Record extracts —
— BEGIN —
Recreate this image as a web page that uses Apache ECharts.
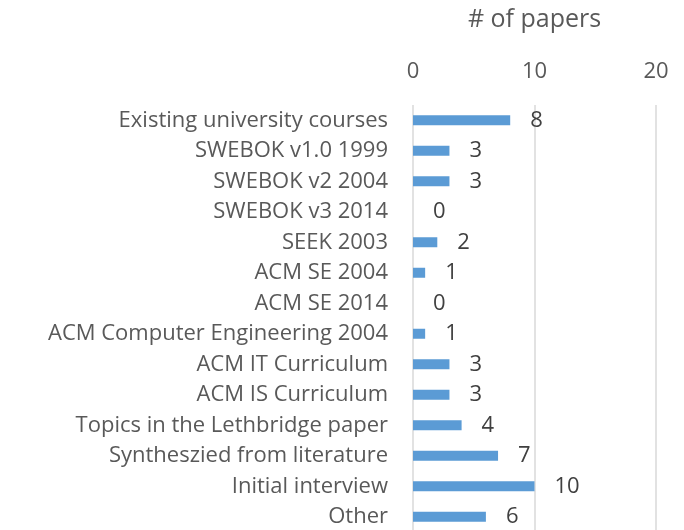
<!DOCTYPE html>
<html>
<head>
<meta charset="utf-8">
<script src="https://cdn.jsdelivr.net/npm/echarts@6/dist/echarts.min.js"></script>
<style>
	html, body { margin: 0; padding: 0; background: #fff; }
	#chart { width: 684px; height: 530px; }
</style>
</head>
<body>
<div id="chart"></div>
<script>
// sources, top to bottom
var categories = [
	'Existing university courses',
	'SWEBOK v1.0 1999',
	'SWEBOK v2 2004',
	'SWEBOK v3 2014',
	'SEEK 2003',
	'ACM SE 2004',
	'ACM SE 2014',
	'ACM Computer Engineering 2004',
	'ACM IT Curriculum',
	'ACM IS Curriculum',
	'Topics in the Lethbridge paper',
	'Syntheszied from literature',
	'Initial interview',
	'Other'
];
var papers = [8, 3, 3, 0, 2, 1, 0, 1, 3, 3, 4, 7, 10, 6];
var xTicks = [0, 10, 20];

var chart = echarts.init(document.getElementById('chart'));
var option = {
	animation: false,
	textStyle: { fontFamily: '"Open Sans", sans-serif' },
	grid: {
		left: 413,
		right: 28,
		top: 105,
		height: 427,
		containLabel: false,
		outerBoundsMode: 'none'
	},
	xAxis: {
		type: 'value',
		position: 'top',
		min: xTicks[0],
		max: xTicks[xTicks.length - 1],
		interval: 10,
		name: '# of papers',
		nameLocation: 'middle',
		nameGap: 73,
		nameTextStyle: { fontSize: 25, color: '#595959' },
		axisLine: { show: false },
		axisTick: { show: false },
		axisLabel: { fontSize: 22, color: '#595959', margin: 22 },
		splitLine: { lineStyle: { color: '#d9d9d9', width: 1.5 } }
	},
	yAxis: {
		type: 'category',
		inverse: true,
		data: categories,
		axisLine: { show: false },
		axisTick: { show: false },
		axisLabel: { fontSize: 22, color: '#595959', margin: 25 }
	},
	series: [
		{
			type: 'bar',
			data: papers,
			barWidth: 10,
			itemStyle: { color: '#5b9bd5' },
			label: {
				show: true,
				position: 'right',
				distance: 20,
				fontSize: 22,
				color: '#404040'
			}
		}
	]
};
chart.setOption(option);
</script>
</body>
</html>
— END —
— BEGIN —
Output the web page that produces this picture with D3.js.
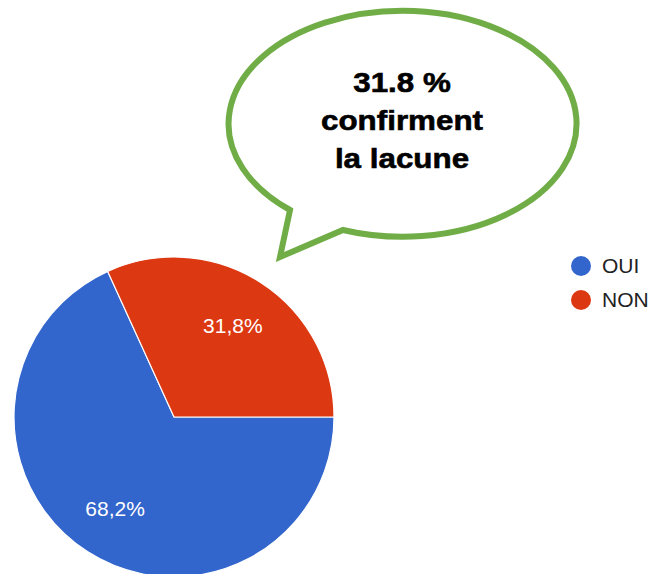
— END —
— BEGIN —
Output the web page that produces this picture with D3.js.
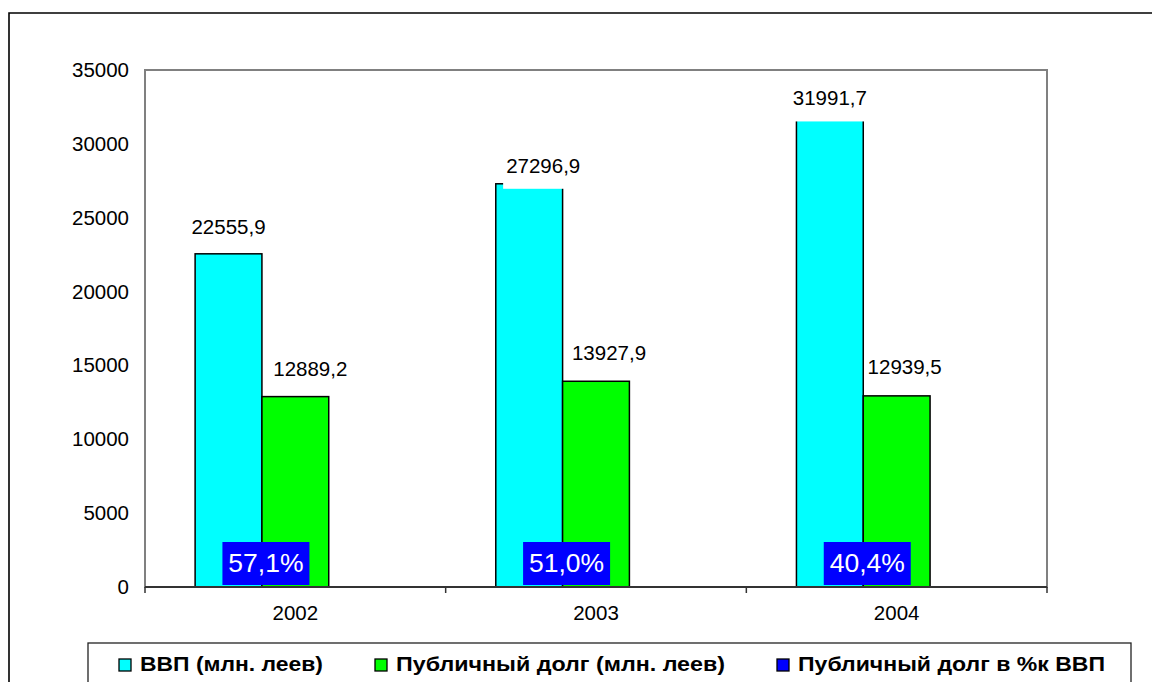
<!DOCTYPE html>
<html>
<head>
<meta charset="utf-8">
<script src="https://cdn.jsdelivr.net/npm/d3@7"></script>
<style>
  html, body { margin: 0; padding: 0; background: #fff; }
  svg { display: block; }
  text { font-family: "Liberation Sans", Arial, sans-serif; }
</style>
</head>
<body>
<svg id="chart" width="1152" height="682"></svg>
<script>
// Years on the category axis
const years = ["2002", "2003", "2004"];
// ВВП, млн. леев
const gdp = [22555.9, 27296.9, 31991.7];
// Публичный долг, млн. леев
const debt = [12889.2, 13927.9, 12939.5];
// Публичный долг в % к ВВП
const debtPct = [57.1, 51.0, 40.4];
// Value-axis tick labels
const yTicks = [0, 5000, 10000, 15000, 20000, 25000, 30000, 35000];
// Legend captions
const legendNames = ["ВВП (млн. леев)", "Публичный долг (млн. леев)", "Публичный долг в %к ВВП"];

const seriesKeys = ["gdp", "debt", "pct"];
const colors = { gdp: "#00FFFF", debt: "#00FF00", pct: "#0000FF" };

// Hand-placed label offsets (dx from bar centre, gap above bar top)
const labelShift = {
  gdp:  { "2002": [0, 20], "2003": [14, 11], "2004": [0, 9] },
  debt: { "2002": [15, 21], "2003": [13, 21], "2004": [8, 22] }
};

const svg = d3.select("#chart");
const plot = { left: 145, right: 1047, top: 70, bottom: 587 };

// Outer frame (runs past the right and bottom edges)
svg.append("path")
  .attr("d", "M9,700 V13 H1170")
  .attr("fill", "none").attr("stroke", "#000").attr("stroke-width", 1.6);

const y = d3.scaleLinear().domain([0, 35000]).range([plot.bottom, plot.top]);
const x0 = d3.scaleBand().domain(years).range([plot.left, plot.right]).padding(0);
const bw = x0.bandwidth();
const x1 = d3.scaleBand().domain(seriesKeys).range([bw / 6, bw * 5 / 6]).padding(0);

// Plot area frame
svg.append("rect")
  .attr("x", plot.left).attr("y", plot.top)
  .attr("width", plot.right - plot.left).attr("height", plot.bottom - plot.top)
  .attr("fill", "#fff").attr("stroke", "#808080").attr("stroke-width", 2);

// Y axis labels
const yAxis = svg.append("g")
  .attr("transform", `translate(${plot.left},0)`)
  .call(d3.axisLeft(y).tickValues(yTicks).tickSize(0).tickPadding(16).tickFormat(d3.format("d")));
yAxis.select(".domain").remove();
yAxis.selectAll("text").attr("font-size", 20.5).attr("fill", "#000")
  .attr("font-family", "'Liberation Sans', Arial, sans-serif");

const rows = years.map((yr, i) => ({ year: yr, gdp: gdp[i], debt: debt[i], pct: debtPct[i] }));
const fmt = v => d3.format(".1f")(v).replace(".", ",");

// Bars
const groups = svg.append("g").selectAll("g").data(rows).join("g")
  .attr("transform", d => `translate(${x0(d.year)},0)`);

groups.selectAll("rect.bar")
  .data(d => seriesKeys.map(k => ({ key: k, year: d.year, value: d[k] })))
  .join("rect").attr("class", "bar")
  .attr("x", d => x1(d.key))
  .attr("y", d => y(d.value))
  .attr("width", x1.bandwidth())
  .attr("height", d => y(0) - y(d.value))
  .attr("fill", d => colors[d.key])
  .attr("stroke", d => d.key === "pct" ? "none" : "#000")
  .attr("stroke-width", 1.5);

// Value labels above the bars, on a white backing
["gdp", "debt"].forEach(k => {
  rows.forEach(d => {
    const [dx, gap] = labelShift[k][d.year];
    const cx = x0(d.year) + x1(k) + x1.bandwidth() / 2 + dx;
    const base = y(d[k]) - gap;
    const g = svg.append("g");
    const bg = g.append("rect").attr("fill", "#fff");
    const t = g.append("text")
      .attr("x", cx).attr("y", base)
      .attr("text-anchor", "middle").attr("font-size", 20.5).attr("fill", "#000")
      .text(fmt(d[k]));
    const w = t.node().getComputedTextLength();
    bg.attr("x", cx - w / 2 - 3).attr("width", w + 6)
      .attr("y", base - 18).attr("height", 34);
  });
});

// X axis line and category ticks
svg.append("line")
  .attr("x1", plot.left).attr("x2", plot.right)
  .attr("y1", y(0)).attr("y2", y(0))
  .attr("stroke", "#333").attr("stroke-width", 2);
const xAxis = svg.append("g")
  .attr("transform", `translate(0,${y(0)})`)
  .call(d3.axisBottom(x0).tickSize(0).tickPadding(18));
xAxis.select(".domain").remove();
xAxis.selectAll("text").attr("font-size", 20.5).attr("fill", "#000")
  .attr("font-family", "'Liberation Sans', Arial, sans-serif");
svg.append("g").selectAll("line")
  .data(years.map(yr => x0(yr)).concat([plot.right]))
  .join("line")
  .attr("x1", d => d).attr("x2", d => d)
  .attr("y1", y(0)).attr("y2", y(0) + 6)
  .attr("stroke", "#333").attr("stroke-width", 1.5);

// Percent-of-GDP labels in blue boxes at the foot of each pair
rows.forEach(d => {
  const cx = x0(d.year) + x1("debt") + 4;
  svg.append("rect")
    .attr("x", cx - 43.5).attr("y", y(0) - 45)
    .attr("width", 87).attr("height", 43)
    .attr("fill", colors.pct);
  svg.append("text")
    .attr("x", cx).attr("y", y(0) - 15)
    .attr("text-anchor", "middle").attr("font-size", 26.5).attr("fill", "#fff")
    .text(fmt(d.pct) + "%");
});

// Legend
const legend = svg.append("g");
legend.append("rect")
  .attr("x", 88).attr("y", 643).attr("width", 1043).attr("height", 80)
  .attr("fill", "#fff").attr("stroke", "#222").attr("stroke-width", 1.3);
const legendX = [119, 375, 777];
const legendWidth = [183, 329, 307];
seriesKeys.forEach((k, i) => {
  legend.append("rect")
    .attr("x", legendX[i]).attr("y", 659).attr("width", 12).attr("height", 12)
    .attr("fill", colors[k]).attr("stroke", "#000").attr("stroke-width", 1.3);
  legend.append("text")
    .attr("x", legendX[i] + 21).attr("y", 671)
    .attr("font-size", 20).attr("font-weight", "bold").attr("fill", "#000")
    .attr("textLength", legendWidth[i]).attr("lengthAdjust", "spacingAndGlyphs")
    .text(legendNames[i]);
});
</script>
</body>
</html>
— END —
Written request — Working from the entries above, reproduce exactly and only the lines beginning with the line that has "Recreate this image" and ending with the line that has "var xTicks = [0, 10, 20];"; omit all pictures.

Result —
Recreate this image as a web page that uses Apache ECharts.
<!DOCTYPE html>
<html>
<head>
<meta charset="utf-8">
<script src="https://cdn.jsdelivr.net/npm/echarts@6/dist/echarts.min.js"></script>
<style>
	html, body { margin: 0; padding: 0; background: #fff; }
	#chart { width: 684px; height: 530px; }
</style>
</head>
<body>
<div id="chart"></div>
<script>
// sources, top to bottom
var categories = [
	'Existing university courses',
	'SWEBOK v1.0 1999',
	'SWEBOK v2 2004',
	'SWEBOK v3 2014',
	'SEEK 2003',
	'ACM SE 2004',
	'ACM SE 2014',
	'ACM Computer Engineering 2004',
	'ACM IT Curriculum',
	'ACM IS Curriculum',
	'Topics in the Lethbridge paper',
	'Syntheszied from literature',
	'Initial interview',
	'Other'
];
var papers = [8, 3, 3, 0, 2, 1, 0, 1, 3, 3, 4, 7, 10, 6];
var xTicks = [0, 10, 20];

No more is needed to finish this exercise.